Southern Vermont Arts Center Opens Eclectic Exhibitions


Written by Elayne Clift

Cover art for Artscope's Winter 2020 issue

With the theme of “Hope”, the Southern Vermont Arts Center (SVAC) in Manchester, Vermont opened its annual Fall/Winter member exhibition on October 10th. On view in the Yester House, the exhibition represents an artistic response to this year’s Covid-19 pandemic by 75 of the 200 SVAC member artists. Their works invite visitors to ponder a range of media and to find respite from the stress caused by the health crisis.

The offerings are diverse ranging from Kathleen Fleming’s new works, the colorful “After the Rain” and “Beyond the Fields,” both mixed media on panels, to Todd Reuben’s graceful stainless-steel sculptures. Lauren Silver’s ceramic stoneware plants and Carolina Ellenbogen’s nine miniature portraits of “People I’ve Never Met” add to the serendipity.

Deborah Liljegren, Patty Hudak, and Anthony Surratt are among the featured artists with works ranging from photography to water color on Japanese paper to colorful abstracts.

Liljegren, a new member of the SVAC, originally thought of herself as a photographer rather than an artist. Photography, she says, taught her “to take what was there, what was real, the light, the dark, the mood, the balance, the air, and translate it through the lens.” Working in underwater photography, she created a series dedicated to bubbles, using light and movement to present illuminating images. Those years of work led to “a level of predictability” about how air and water cooperated, allowing her to capture aquatic figures that suggest an anthropomorphic quality. Her piece in the SVAC exhibition, “Thaleia/Maternal,” inspired by a mythological muse, takes the form of a pregnant woman, representing growth and warmth. “It’s calming,” Liljegren says. “Viewers can get lost in the work’s welcoming moment.” 

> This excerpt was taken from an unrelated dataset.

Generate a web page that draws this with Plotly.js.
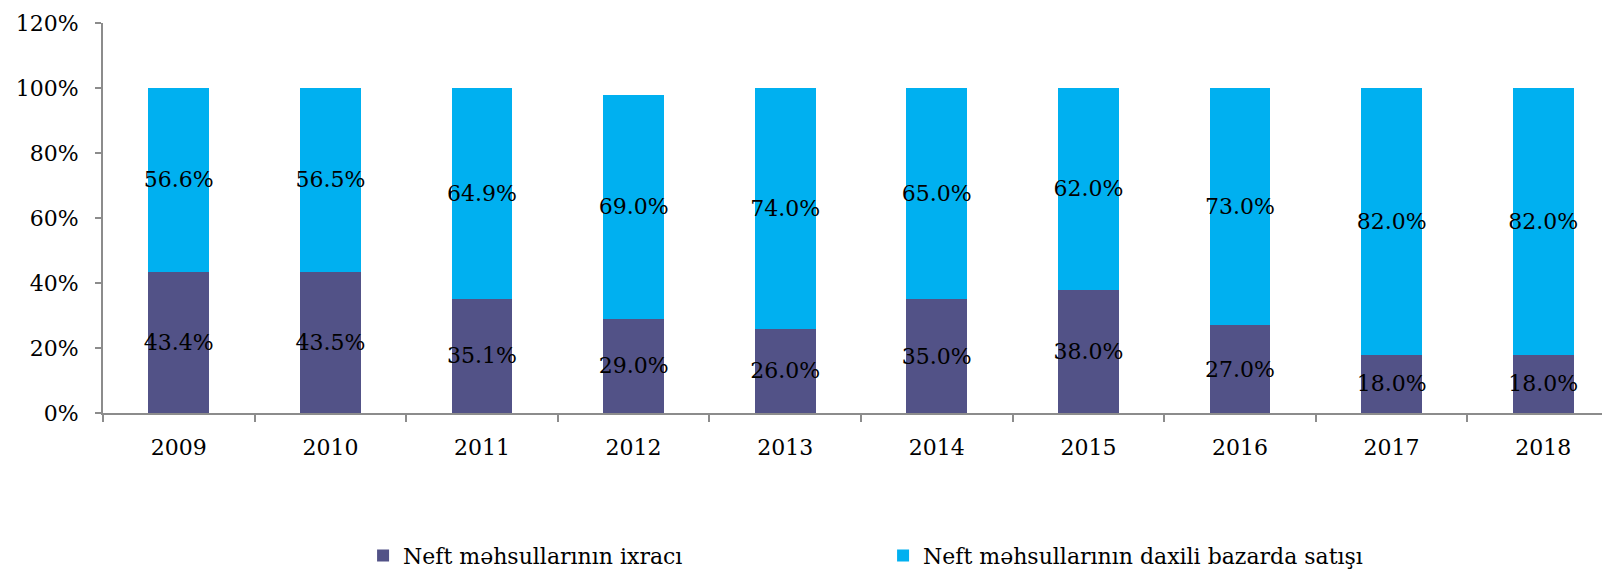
<!DOCTYPE html>
<html>
<head>
<meta charset="utf-8">
<script src="https://cdn.plot.ly/plotly-3.0.1.min.js"></script>
<style>html,body{margin:0;padding:0;background:#fff;}</style>
</head>
<body>
<div id="chart" style="width:1602px;height:570px;"></div>
<script>
const years = ["2009","2010","2011","2012","2013","2014","2015","2016","2017","2018"];
const exportShare = [43.4, 43.5, 35.1, 29.0, 26.0, 35.0, 38.0, 27.0, 18.0, 18.0];
const domesticShare = [56.6, 56.5, 64.9, 69.0, 74.0, 65.0, 62.0, 73.0, 82.0, 82.0];
const seriesNames = ["Neft məhsullarının ixracı", "Neft məhsullarının daxili bazarda satışı"];

const FONT = "'DejaVu Serif', 'Liberation Serif', serif";

function barTrace(vals, name, color) {
  return {
    type: 'bar', x: years, y: vals, name: name,
    marker: {color: color, line: {width: 0}},
    text: vals.map(v => v.toFixed(1) + '%'),
    textposition: 'inside', insidetextanchor: 'middle',
    textangle: 0, constraintext: 'none',
    insidetextfont: {family: FONT, size: 22, color: '#000'},
    hoverinfo: 'skip'
  };
}

const data = [
  barTrace(exportShare, seriesNames[0], '#525287'),
  barTrace(domesticShare, seriesNames[1], '#00B0F0')
];

const layout = {
  width: 1602, height: 570,
  margin: {l: 103, r: 0, t: 23, b: 157, autoexpand: false},
  paper_bgcolor: '#fff', plot_bgcolor: '#fff',
  barmode: 'stack', bargap: 0.6,
  font: {family: FONT, size: 22, color: '#000'},
  showlegend: true,
  legend: {
    orientation: 'h', x: 0.1735, xanchor: 'left', y: -0.366, yanchor: 'middle',
    font: {family: FONT, size: 22, color: '#000'},
    entrywidth: 475, entrywidthmode: 'pixels',
    traceorder: 'normal', bgcolor: 'rgba(0,0,0,0)'
  },
  xaxis: {
    type: 'category', range: [-0.5, 9.388], showgrid: false, zeroline: false,
    showline: true, linecolor: '#8c8c8c', linewidth: 2,
    ticks: 'outside', tickson: 'boundaries', ticklen: 7, tickcolor: '#8c8c8c', tickwidth: 2,
    ticklabelstandoff: 14,
    tickfont: {family: FONT, size: 22, color: '#000'}
  },
  yaxis: {
    range: [0, 120], dtick: 20, tick0: 0, ticksuffix: '%',
    showgrid: false, zeroline: false,
    showline: true, linecolor: '#8c8c8c', linewidth: 2,
    ticks: 'outside', ticklen: 6, tickcolor: '#8c8c8c', tickwidth: 2,
    ticklabelstandoff: 12,
    tickfont: {family: FONT, size: 22, color: '#000'}
  }
};

Plotly.newPlot('chart', data, layout, {displayModeBar: false, staticPlot: true});
</script>
</body>
</html>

Patty Hudak, who holds both U.S. and Irish citizenship, studied in Italy and France and has practiced her art in Asia, Ireland and Vermont. In Japan she studied traditional woodblock printing and carving. Her works in the SVAC exhibition, “Indigo Forest” and “Mood Indigo,” with their meditative blue, are water colors on Japanese paper, the former mounted on wood. The indigo blue tones are a response to the melancholy she felt because of the Covid pandemic. “The works capture my emotions and provide a place in which to process what is happening,” says the artist who walks in the woods each morning for inspiration derived from nature in the midst of shared turmoil.

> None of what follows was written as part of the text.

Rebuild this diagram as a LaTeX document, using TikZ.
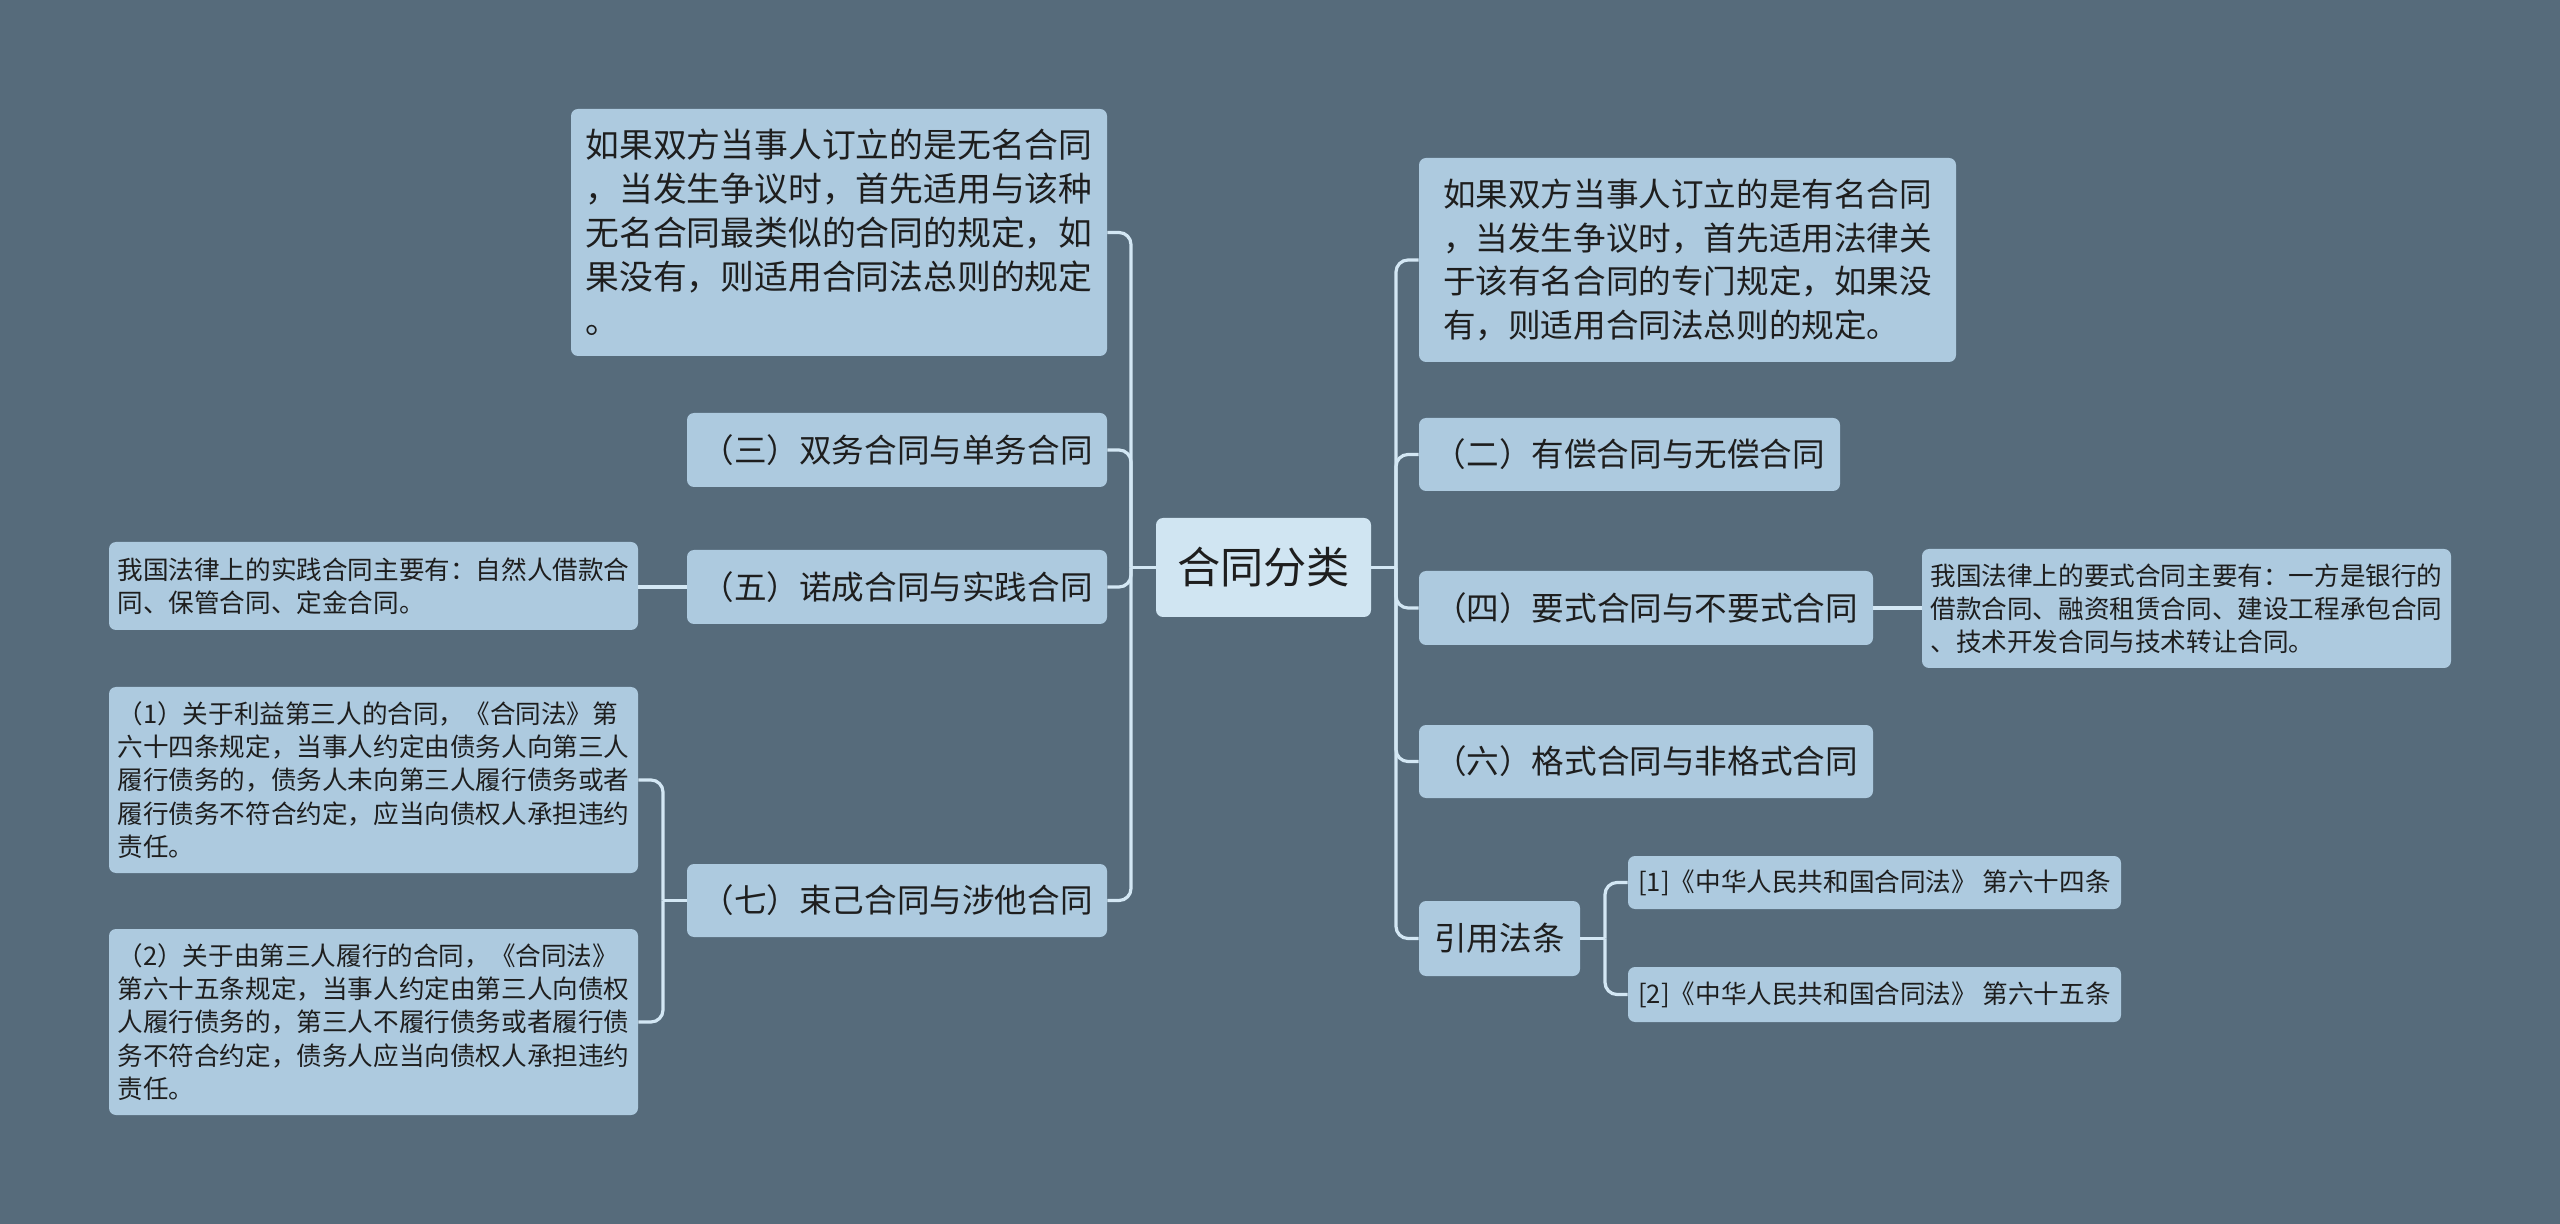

Anthony Surratt, an abstract artist who works mainly with acrylics and mixed media, says he is inspired by mid-century modern art, architecture and design. His works on display, “Garden Oasis,” suggesting a stained-glass window and nature’s endurance in a time of turmoil, and “Garden Attacks Local Home, Gnome Reported Missing,” created with acrylic on birch panel, display his use of layered textures and bright colors. His paintings, he explains, involve adding and subtracting. “They are as much about taking off layers as adding them.” He often scrapes and peels as he works in order to “discover what’s there. It’s an organic process that I hope looks deliberate,” he says. In “Garden Attacks Local Home” he added and removed many disparate layers, arriving at a final painting with a whimsical motif. “I never start with a specific plan. I find inspiration as I go.”

On view in the Yester House’s elegant blue study is an exhibition of work by Marion Huse, an American painter who died in 1967. Huse was a Massachusetts native who worked as an artist for the Works Progress Administration (WPA) while maintaining a studio in Pownal, Vermont where she lived. An active member of Southern Vermont Artists, the group that founded the Southern Vermont Arts Center in the 1950s.

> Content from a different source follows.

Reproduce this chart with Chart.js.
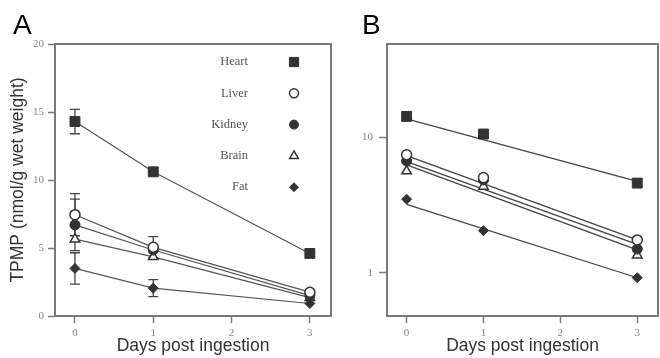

Huse’s work offers a unique rendition of landscapes and Vermont people who lived and worked the rural land. Her paintings show them planting, plowing, threshing and baling hay in naturalistic colors and hues. The large landscape, “Cedar Hill Farm Summer,” is a prime example of Huse’s work in the 1940s. “They also include “Oak Hill School” with a yard full of playful children, and the solitary “Station Master.”

By the mid-1940s, Huse was painting in thick layers with bold colors portraying the mood of rural Vermont. “Spring Plowing” and “Backyard Garden,” both part of a Lost Images Collection  owned by proprietor Lyman Orton of The Vermont Country Store, are typical of this technique.  In “Orchard in the Hills,” Huse uses thick colors reminiscent of the Fauve artists and a hint of Van Gogh while her “Abstract Village” is reminiscent of Cezanne’s strong strokes.  These works move beyond the picturesque rural scenes of Huse’s early works as she experiments with new techniques in the 1950s, largely the result of having spent time in Europe after WWII.

This exhibition showcases just one artistic genre in which Huse excelled. It also introduces a remarkable artist working at a time when women struggled to be exhibited or to have their work commissioned or acquired by museums and collectors.